That’s why he chose to sign a football scholarship with Reinhardt University, a new program that went 6-4 in its first year last season and made the playoffs for the national playoffs.
Parker, a three-year starter at defensive end at Cass, also played football at the Woodland and Cass middle schools and during his freshman year for the Colonels.
His senior year he recorded 15 sacks and 49 tackles, 27 of which were for a loss. He was named second team all-region that same senior year. His junior year he was all-region honorable mention.
Parker, who was a linebacker and running back the early part of his career, started playing defensive end his freshman year at Cass.
“My coaches thought I’d be pretty fast coming off the line,” he recalled.
That assessment proved correct and he developed quickly, becoming a starter for the Colonels as a sophomore.
He eventually piqued the interest of Reinhardt head coach Danny Cronic and his staff.
“I feel like they got interested in me because of my explosiveness,” Parker said. “I’m going after the ball 100 percent.”
Parker said he liked the Eagles because of their fast start in the Appalachian Athletic Conference and for making an impact at the national level.
“They are an up-and-coming new program,” he said. “They went 6-4 and won their conference.
“I believe we’ll be national champions this year.”
He wasn’t sure what his contribution will be, however.
“A lot of the older guys I’ll be looking up to,” he said.
He liked other things about the school.
“I feel like I’m at home when I am there, and I love the campus,” he said. “The student body was great. I felt like I belong there.”
The Cass player said he will be pursuing a career in the criminal justice system.
Parker said he also likes Reinhardt’s proximity to Cartersville.
“It’s close so my parents and my daughter can see me play,” he said. “It’s about a 45-minute drive.”
Also important, he said, is the fact he can attend the college and continue playing football.
“I’ve been playing football ever since I’ve been able to walk,” he said. “It’s something I love to do. College football, no matter what level it is, it’s a blessing.”
Rick Casko, former Cass head coach, said Parker has a lot to offer a program like Reinhardt.

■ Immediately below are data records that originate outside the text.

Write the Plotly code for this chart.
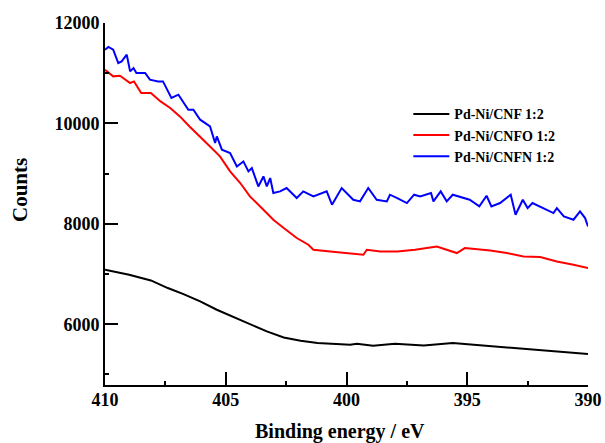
import plotly.graph_objects as go

# Pd-Ni/CNF 1:2 (black)
be_cnf = [410.0, 409.0, 408.1, 407.4, 406.75, 406.06, 405.37, 404.68, 404.0, 403.3, 402.6,
          401.9, 401.2, 400.55, 399.85, 399.57, 398.9, 398.0, 396.8, 395.6, 394.7, 394.05,
          393.36, 392.4, 391.57, 390.74, 390.0]
cnt_cnf = [7086, 6986, 6873, 6721, 6601, 6454, 6289, 6143, 5990, 5857, 5737,
           5671, 5626, 5606, 5592, 5612, 5572, 5612, 5578, 5626, 5592, 5558,
           5538, 5506, 5472, 5438, 5406]

# Pd-Ni/CNFO 1:2 (red)
be_cnfo = [410.0, 409.66, 409.38, 408.96, 408.8, 408.5, 408.1, 407.7, 407.3, 406.9, 406.5,
           406.06, 405.65, 405.24, 404.82, 404.4, 404.0, 403.44, 403.03, 402.6, 402.06,
           401.58, 401.37, 400.68, 399.99, 399.3, 399.16, 398.6, 397.9, 397.16, 396.26,
           395.43, 395.1, 394.05, 393.36, 392.67, 391.98, 391.29, 390.6, 390.0]
cnt_cnfo = [11070, 10937, 10950, 10805, 10837, 10606, 10606, 10438, 10307, 10140, 9940,
            9741, 9542, 9343, 9044, 8813, 8546, 8281, 8082, 7916, 7717,
            7584, 7484, 7450, 7418, 7384, 7484, 7450, 7450, 7484, 7550,
            7418, 7517, 7470, 7418, 7351, 7338, 7251, 7185, 7118]

# Pd-Ni/CNFN 1:2 (blue)
be_cnfn = [410.0, 409.86, 409.66, 409.45, 409.31, 409.1, 408.96, 408.82, 408.7, 408.34,
           408.14, 407.8, 407.6, 407.25, 406.96, 406.55, 406.34, 406.06, 405.65, 405.44,
           405.37, 405.16, 404.82, 404.54, 404.27, 404.06, 403.92, 403.65, 403.44, 403.3,
           403.16, 403.03, 402.75, 402.48, 402.06, 401.79, 401.37, 400.82, 400.6, 400.2,
           399.72, 399.44, 399.1, 398.75, 398.33, 398.2, 397.9, 397.5, 397.2, 396.95,
           396.5, 396.4, 396.1, 395.85, 395.6, 394.9, 394.5, 394.2, 394.0, 393.64,
           393.2, 393.0, 392.7, 392.5, 392.3, 391.85, 391.43, 391.29, 391.0, 390.6,
           390.33, 390.12, 390.0]
cnt_cnfn = [11468, 11522, 11468, 11203, 11235, 11369, 11036, 11103, 11004, 11004,
            10871, 10837, 10837, 10506, 10572, 10273, 10273, 10074, 9940, 9610,
            9741, 9476, 9410, 9143, 9243, 9044, 9110, 8745, 8944, 8745,
            8912, 8613, 8646, 8713, 8514, 8646, 8546, 8646, 8380, 8713,
            8480, 8447, 8713, 8480, 8447, 8580, 8514, 8414, 8580, 8546,
            8613, 8447, 8646, 8447, 8580, 8480, 8348, 8560, 8348, 8414,
            8580, 8182, 8480, 8314, 8414, 8314, 8215, 8314, 8148, 8082,
            8248, 8115, 7948]

x_ticks = [410, 405, 400, 395, 390]
x_labels = ["410", "405", "400", "395", "390"]
y_ticks = [6000, 8000, 10000, 12000]
y_labels = ["6000", "8000", "10000", "12000"]

FONT = "Liberation Serif"

fig = go.Figure()
fig.add_trace(go.Scatter(x=be_cnf, y=cnt_cnf, mode="lines", name="Pd-Ni/CNF 1:2",
                         line=dict(color="black", width=2)))
fig.add_trace(go.Scatter(x=be_cnfo, y=cnt_cnfo, mode="lines", name="Pd-Ni/CNFO 1:2",
                         line=dict(color="red", width=2)))
fig.add_trace(go.Scatter(x=be_cnfn, y=cnt_cnfn, mode="lines", name="Pd-Ni/CNFN 1:2",
                         line=dict(color="blue", width=2)))

axis_common = dict(ticks="inside", ticklen=13, tickwidth=2, tickcolor="black",
                   showline=True, linewidth=2, linecolor="black", showgrid=False,
                   zeroline=False, automargin=False,
                   tickfont=dict(family=FONT, size=18, color="black", weight="bold"))

fig.update_layout(
    width=605, height=443,
    margin=dict(l=105, r=17, t=23, b=58),
    paper_bgcolor="white", plot_bgcolor="white",
    showlegend=True,
    legend=dict(x=0.628, y=0.792, xanchor="left", yanchor="top",
                bgcolor="rgba(0,0,0,0)", borderwidth=0,
                font=dict(family=FONT, size=14, color="black", weight="bold"),
                tracegroupgap=0, itemwidth=36),
    xaxis=dict(range=[410, 390], tickvals=x_ticks, ticktext=x_labels,
               ticklabelstandoff=-3,
               minor=dict(ticks="inside", ticklen=4, tickwidth=2, tickcolor="black",
                          dtick=2.5, tick0=390, showgrid=False),
               **axis_common),
    yaxis=dict(range=[4790, 12000], tickvals=y_ticks, ticktext=y_labels,
               minor=dict(ticks="inside", ticklen=4, tickwidth=2, tickcolor="black",
                          dtick=1000, tick0=0, showgrid=False),
               **axis_common),
    annotations=[
        dict(text="Binding energy / eV", xref="paper", yref="paper",
             x=(340 - 105) / 483, y=-(431 - 385) / 362, xanchor="center", yanchor="middle",
             showarrow=False,
             font=dict(family=FONT, size=20, color="black", weight="bold")),
        dict(text="Counts", xref="paper", yref="paper", textangle=-90,
             x=-(105 - 20) / 483, y=1 - (190 - 23) / 362, xanchor="center", yanchor="middle",
             showarrow=False,
             font=dict(family=FONT, size=21, color="black", weight="bold")),
    ],
)

fig.write_html("out.html")
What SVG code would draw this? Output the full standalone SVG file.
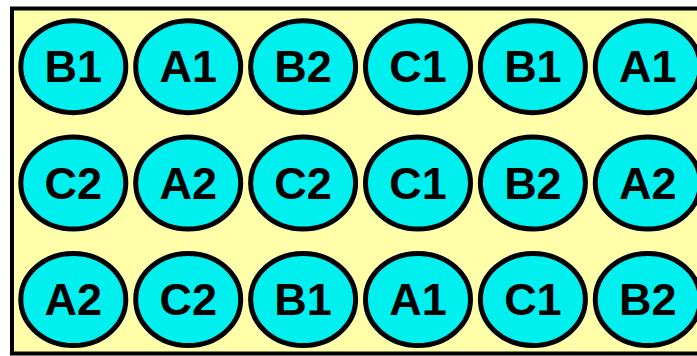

“Montavius is a tremendously talented young man,” he said. “He’s extremely strong. He works hard in the weight room. He had over a 350 bench and a 550 squat.”
Casko said Parker also has a lot of speed.
“Montavius has run a 4.5 before,” he said. “He’s a very gifted athlete and a tremendous wrestler. He’s a very tough kid. His opportunities are in front of him. There are a lot of things he could achieve.
“If he puts his mind to it and gets committed, I think he could be a heck of a player for Reinhardt.”
Casko also believes Reinhardt has a lot to offer Parker.
“They have a beautiful facility,” he said. “They lost to Cumberland, Ky., which played in the national championship game [last year]. They were actually ahead of them in the fourth quarter and were highly competitive and had a chance to win the game late. That’s good for a first-year program. I was very impressed.
“They did a very nice job and they are committed to athletics there. They have a beautiful stadium, a turf field and a nice atmosphere to play in. When I went, the energy was there. It’s really impressive seeing them in the first year of the program. Like I say, it’s a good program and a very young team.”